DIRECTIVE => Restate the data below word for word. Skip any images it contains.

DATASET CONTENT =>
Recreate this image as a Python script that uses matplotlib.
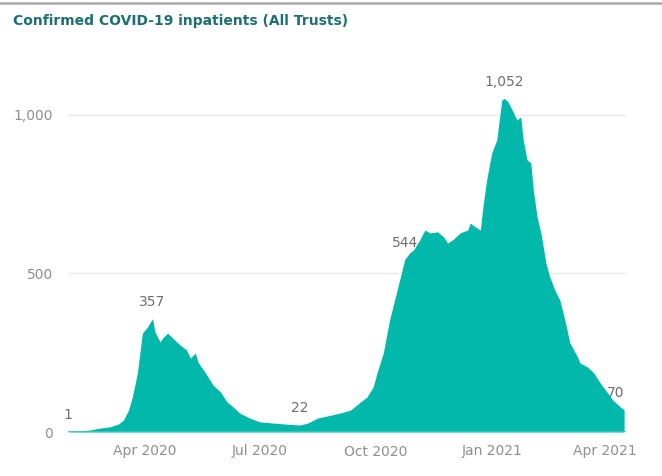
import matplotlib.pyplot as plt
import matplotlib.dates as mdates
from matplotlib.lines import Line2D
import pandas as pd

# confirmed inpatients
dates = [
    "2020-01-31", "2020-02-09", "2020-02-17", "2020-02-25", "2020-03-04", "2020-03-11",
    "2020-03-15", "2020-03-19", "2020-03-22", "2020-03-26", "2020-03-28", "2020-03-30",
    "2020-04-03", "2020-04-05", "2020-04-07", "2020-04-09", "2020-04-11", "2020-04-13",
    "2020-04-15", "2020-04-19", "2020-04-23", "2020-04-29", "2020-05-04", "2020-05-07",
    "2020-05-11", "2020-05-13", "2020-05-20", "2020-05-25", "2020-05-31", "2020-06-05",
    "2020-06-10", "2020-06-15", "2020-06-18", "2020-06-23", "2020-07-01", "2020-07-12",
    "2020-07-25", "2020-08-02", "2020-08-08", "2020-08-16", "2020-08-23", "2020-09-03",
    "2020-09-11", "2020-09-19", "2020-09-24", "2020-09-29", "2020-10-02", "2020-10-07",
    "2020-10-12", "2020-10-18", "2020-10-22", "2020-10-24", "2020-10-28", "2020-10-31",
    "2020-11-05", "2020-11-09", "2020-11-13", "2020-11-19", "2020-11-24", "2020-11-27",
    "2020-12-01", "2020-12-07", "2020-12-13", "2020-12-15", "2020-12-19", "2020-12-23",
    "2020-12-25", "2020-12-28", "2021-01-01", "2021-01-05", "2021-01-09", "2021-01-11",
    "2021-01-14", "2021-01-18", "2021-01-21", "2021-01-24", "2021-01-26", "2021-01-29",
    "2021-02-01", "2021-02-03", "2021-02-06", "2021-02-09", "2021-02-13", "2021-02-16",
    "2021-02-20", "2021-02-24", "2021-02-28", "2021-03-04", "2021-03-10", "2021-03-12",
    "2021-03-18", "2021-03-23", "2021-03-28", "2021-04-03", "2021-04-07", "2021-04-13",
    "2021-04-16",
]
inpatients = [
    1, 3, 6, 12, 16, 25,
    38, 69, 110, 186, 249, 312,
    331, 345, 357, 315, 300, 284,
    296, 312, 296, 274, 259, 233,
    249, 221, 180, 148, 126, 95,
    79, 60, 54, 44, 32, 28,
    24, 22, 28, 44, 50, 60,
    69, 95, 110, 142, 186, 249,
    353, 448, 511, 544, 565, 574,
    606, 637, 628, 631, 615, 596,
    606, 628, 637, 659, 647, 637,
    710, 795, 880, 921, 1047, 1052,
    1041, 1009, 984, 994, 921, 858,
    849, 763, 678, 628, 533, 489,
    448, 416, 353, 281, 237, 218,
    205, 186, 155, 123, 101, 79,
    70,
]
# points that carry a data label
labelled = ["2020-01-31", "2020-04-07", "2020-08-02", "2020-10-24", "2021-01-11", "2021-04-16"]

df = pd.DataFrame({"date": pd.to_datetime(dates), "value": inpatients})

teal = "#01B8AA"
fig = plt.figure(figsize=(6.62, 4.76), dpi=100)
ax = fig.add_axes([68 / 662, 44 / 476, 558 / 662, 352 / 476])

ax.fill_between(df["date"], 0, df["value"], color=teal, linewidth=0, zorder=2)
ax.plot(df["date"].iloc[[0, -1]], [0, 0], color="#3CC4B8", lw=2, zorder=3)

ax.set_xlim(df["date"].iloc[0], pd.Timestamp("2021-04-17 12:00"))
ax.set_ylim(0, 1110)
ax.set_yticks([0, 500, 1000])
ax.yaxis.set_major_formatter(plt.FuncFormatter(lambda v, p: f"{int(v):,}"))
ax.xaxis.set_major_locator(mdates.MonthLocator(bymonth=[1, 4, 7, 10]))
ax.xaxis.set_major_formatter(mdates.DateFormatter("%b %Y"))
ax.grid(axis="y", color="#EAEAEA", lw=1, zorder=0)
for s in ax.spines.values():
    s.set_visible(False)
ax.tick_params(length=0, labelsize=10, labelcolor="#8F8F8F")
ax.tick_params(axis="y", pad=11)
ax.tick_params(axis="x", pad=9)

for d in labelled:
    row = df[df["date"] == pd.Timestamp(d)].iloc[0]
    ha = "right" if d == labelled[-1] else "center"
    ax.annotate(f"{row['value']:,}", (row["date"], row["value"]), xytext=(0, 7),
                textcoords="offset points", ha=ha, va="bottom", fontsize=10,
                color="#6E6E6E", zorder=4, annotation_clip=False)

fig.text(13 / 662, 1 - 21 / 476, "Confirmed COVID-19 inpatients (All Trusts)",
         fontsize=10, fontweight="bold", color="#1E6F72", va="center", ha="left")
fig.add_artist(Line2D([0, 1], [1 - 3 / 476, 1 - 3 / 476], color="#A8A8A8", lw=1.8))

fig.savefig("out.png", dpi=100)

REPLY TO THE EXERCISE =>
Recreate this image as a Python script that uses matplotlib.
import matplotlib.pyplot as plt
import matplotlib.dates as mdates
from matplotlib.lines import Line2D
import pandas as pd

# confirmed inpatients
dates = [
    "2020-01-31", "2020-02-09", "2020-02-17", "2020-02-25", "2020-03-04", "2020-03-11",
    "2020-03-15", "2020-03-19", "2020-03-22", "2020-03-26", "2020-03-28", "2020-03-30",
    "2020-04-03", "2020-04-05", "2020-04-07", "2020-04-09", "2020-04-11", "2020-04-13",
    "2020-04-15", "2020-04-19", "2020-04-23", "2020-04-29", "2020-05-04", "2020-05-07",
    "2020-05-11", "2020-05-13", "2020-05-20", "2020-05-25", "2020-05-31", "2020-06-05",
    "2020-06-10", "2020-06-15", "2020-06-18", "2020-06-23", "2020-07-01", "2020-07-12",
    "2020-07-25", "2020-08-02", "2020-08-08", "2020-08-16", "2020-08-23", "2020-09-03",
    "2020-09-11", "2020-09-19", "2020-09-24", "2020-09-29", "2020-10-02", "2020-10-07",
    "2020-10-12", "2020-10-18", "2020-10-22", "2020-10-24", "2020-10-28", "2020-10-31",
    "2020-11-05", "2020-11-09", "2020-11-13", "2020-11-19", "2020-11-24", "2020-11-27",
    "2020-12-01", "2020-12-07", "2020-12-13", "2020-12-15", "2020-12-19", "2020-12-23",
    "2020-12-25", "2020-12-28", "2021-01-01", "2021-01-05", "2021-01-09", "2021-01-11",
    "2021-01-14", "2021-01-18", "2021-01-21", "2021-01-24", "2021-01-26", "2021-01-29",
    "2021-02-01", "2021-02-03", "2021-02-06", "2021-02-09", "2021-02-13", "2021-02-16",
    "2021-02-20", "2021-02-24", "2021-02-28", "2021-03-04", "2021-03-10", "2021-03-12",
    "2021-03-18", "2021-03-23", "2021-03-28", "2021-04-03", "2021-04-07", "2021-04-13",
    "2021-04-16",
]
inpatients = [
    1, 3, 6, 12, 16, 25,
    38, 69, 110, 186, 249, 312,
    331, 345, 357, 315, 300, 284,
    296, 312, 296, 274, 259, 233,
    249, 221, 180, 148, 126, 95,
    79, 60, 54, 44, 32, 28,
    24, 22, 28, 44, 50, 60,
    69, 95, 110, 142, 186, 249,
    353, 448, 511, 544, 565, 574,
    606, 637, 628, 631, 615, 596,
    606, 628, 637, 659, 647, 637,
    710, 795, 880, 921, 1047, 1052,
    1041, 1009, 984, 994, 921, 858,
    849, 763, 678, 628, 533, 489,
    448, 416, 353, 281, 237, 218,
    205, 186, 155, 123, 101, 79,
    70,
]
# points that carry a data label
labelled = ["2020-01-31", "2020-04-07", "2020-08-02", "2020-10-24", "2021-01-11", "2021-04-16"]

df = pd.DataFrame({"date": pd.to_datetime(dates), "value": inpatients})

teal = "#01B8AA"
fig = plt.figure(figsize=(6.62, 4.76), dpi=100)
ax = fig.add_axes([68 / 662, 44 / 476, 558 / 662, 352 / 476])

ax.fill_between(df["date"], 0, df["value"], color=teal, linewidth=0, zorder=2)
ax.plot(df["date"].iloc[[0, -1]], [0, 0], color="#3CC4B8", lw=2, zorder=3)

ax.set_xlim(df["date"].iloc[0], pd.Timestamp("2021-04-17 12:00"))
ax.set_ylim(0, 1110)
ax.set_yticks([0, 500, 1000])
ax.yaxis.set_major_formatter(plt.FuncFormatter(lambda v, p: f"{int(v):,}"))
ax.xaxis.set_major_locator(mdates.MonthLocator(bymonth=[1, 4, 7, 10]))
ax.xaxis.set_major_formatter(mdates.DateFormatter("%b %Y"))
ax.grid(axis="y", color="#EAEAEA", lw=1, zorder=0)
for s in ax.spines.values():
    s.set_visible(False)
ax.tick_params(length=0, labelsize=10, labelcolor="#8F8F8F")
ax.tick_params(axis="y", pad=11)
ax.tick_params(axis="x", pad=9)

for d in labelled:
    row = df[df["date"] == pd.Timestamp(d)].iloc[0]
    ha = "right" if d == labelled[-1] else "center"
    ax.annotate(f"{row['value']:,}", (row["date"], row["value"]), xytext=(0, 7),
                textcoords="offset points", ha=ha, va="bottom", fontsize=10,
                color="#6E6E6E", zorder=4, annotation_clip=False)

fig.text(13 / 662, 1 - 21 / 476, "Confirmed COVID-19 inpatients (All Trusts)",
         fontsize=10, fontweight="bold", color="#1E6F72", va="center", ha="left")
fig.add_artist(Line2D([0, 1], [1 - 3 / 476, 1 - 3 / 476], color="#A8A8A8", lw=1.8))

fig.savefig("out.png", dpi=100)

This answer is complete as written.